Virtually all the exercise scientists that I talk to, I frequently ask: Why do you think most people in America don’t actually exercise at all? And many of them say one of the biggest problems is people hate the word “exercise.” They perceive it as something that they have to do in chunks of hard running.
There is a recent attempt to tell people you don’t have to do it in one chunk — you don’t have to run. That’s another thing a lot of people almost immediately think, that exercise means they have to train for a marathon. Gardening is a perfect physical activity; walking obviously is something almost everyone can do and the human body is very, very good at it. There is almost no evidence that we need to do exercise in a long chunk to get benefits, and in fact there’s very good evidence that walking three times a day is probably healthier than walking once. You get better control of blood sugar, better control of blood pressure, and you tend to actually lose [more weight].
What does it mean to just “listen to your body?”
The human body is actually really well-tuned to be healthy if we leave it alone, which we don’t. Thirst is a beautifully tuned mechanism to make sure you stay hydrated. If you actually pay attention to when you’re thirsty and not thirsty you will generally be almost certainly hydrated. So listen to your body. The same is true with things like movement. The problem is by the time you’re 35 years old and overweight and have thrown many of the physiological systems out of whack, you can’t listen to your body.
In the book you present compelling evidence for why exercise doesn’t always lead to weight loss, even though that's a key motivator for lots of people. How long do you think it’s going to take for this research to become common knowledge?
People start exercising and do not immediately — or even for a longer term — lose the weight they expect, so they quit exercising. So, it is important to somehow get the message out that if you do not control your eating habits, if you do not cut calories, exercise almost never leads to weight loss by itself. And that’s especially true for women. It’s really unfair. But exercising does seem to stimulate the appetite more in women than it does in men. It’s not uncommon at all for women who join marathon-training groups to gain weight. And that can be really discouraging. What is important to understand is if you are taking in fewer calories than you are burning you will lose weight. And once you’ve reached the weight you want to maintain, exercise has been shown to be the best way to maintain a reasonable weight. It does help your body essentially reset its sense of how much you should weigh and it stops producing as many appetite hormones.
How do you define the terms “health” and “fitness”?

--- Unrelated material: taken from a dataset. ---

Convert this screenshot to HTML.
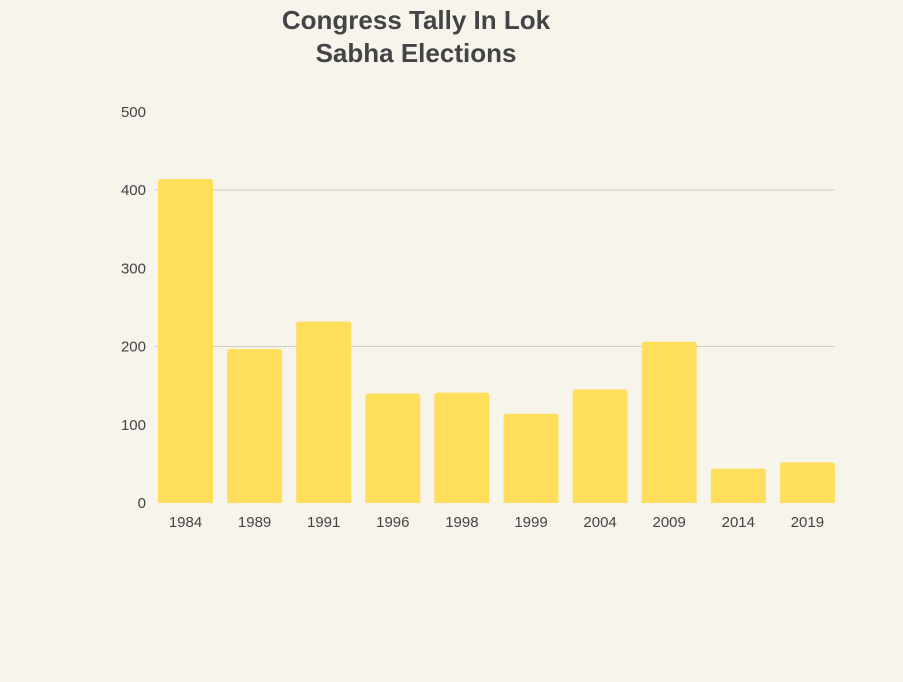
<!DOCTYPE html>
<html>
<head>
<meta charset="utf-8">
<style>
  html,body{margin:0;padding:0;background:#f7f4ec;}
  body{width:903px;height:677px;overflow:hidden;font-family:"Liberation Sans",sans-serif;}
</style>
</head>
<body>
<svg id="chart" width="903" height="677" xmlns="http://www.w3.org/2000/svg">
  <rect x="0" y="0" width="903" height="677" fill="#f7f4ec"/>
  <text x="416" y="29" text-anchor="middle" font-size="26" font-weight="bold" fill="#444346">Congress Tally In Lok</text>
  <text x="416" y="62" text-anchor="middle" font-size="26" font-weight="bold" fill="#444346">Sabha Elections</text>
  <g id="grid"></g>
  <g id="yticks"></g>
  <g id="bars"></g>
  <g id="xticks"></g>
</svg>
<script>
const categories = ["1984","1989","1991","1996","1998","1999","2004","2009","2014","2019"];
const seats = [414, 197, 232, 140, 141, 114, 145, 206, 44, 52];
const yTicks = [0, 100, 200, 300, 400, 500];
const gridValues = [200, 400];

const NS = "http://www.w3.org/2000/svg";
const y0 = 503, pxPer = 313 / 400;
function yScale(v){ return y0 - v * pxPer; }
const xStart = 158, step = 69.1, barW = 55;
function xScale(i){ return xStart + i * step; }

const grid = document.getElementById("grid");
gridValues.forEach(v => {
  const l = document.createElementNS(NS, "line");
  
  
  l.setAttribute("x1", 155); l.setAttribute("x2", 835);
  l.setAttribute("y1", yScale(v)); l.setAttribute("y2", yScale(v));
  l.setAttribute("stroke", "#cfccc4"); l.setAttribute("stroke-width", "1");
  grid.appendChild(l);
});

const yt = document.getElementById("yticks");
yTicks.forEach(v => {
  const t = document.createElementNS(NS, "text");
  
  
  t.setAttribute("x", 146); t.setAttribute("y", yScale(v) + 5);
  t.setAttribute("text-anchor", "end"); t.setAttribute("font-size", "15");
  t.setAttribute("fill", "#444346");
  t.textContent = v;
  yt.appendChild(t);
});

const bars = document.getElementById("bars");
const xt = document.getElementById("xticks");
categories.forEach((c, i) => {
  const x = xScale(i), top = yScale(seats[i]), h = y0 - top, r = 3;
  const p = document.createElementNS(NS, "path");
  
  
  p.setAttribute("d", `M${x},${y0} L${x},${top + r} Q${x},${top} ${x + r},${top} L${x + barW - r},${top} Q${x + barW},${top} ${x + barW},${top + r} L${x + barW},${y0} Z`);
  p.setAttribute("fill", "#ffde5c");
  bars.appendChild(p);

  const t = document.createElementNS(NS, "text");
  
  
  t.setAttribute("x", x + barW / 2); t.setAttribute("y", 527);
  t.setAttribute("text-anchor", "middle"); t.setAttribute("font-size", "15");
  t.setAttribute("fill", "#444346");
  t.textContent = c;
  xt.appendChild(t);
});
</script>
</body>
</html>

The medical definition would be you’re healthy if you don’t have diabetes or dementia or heart disease. I think "health" needs to be defined a little more broadly in terms of being able to do the things you want to be able to do. What you get from exercising, however you define that, is the ability to have a fully functional life. You can walk wherever you need to walk, you can pick up your laundry when you need to, you can lift your children if they’re still small enough. And you do not have the major diseases of modern Western life; you don’t have diabetes, heart disease, or dementia.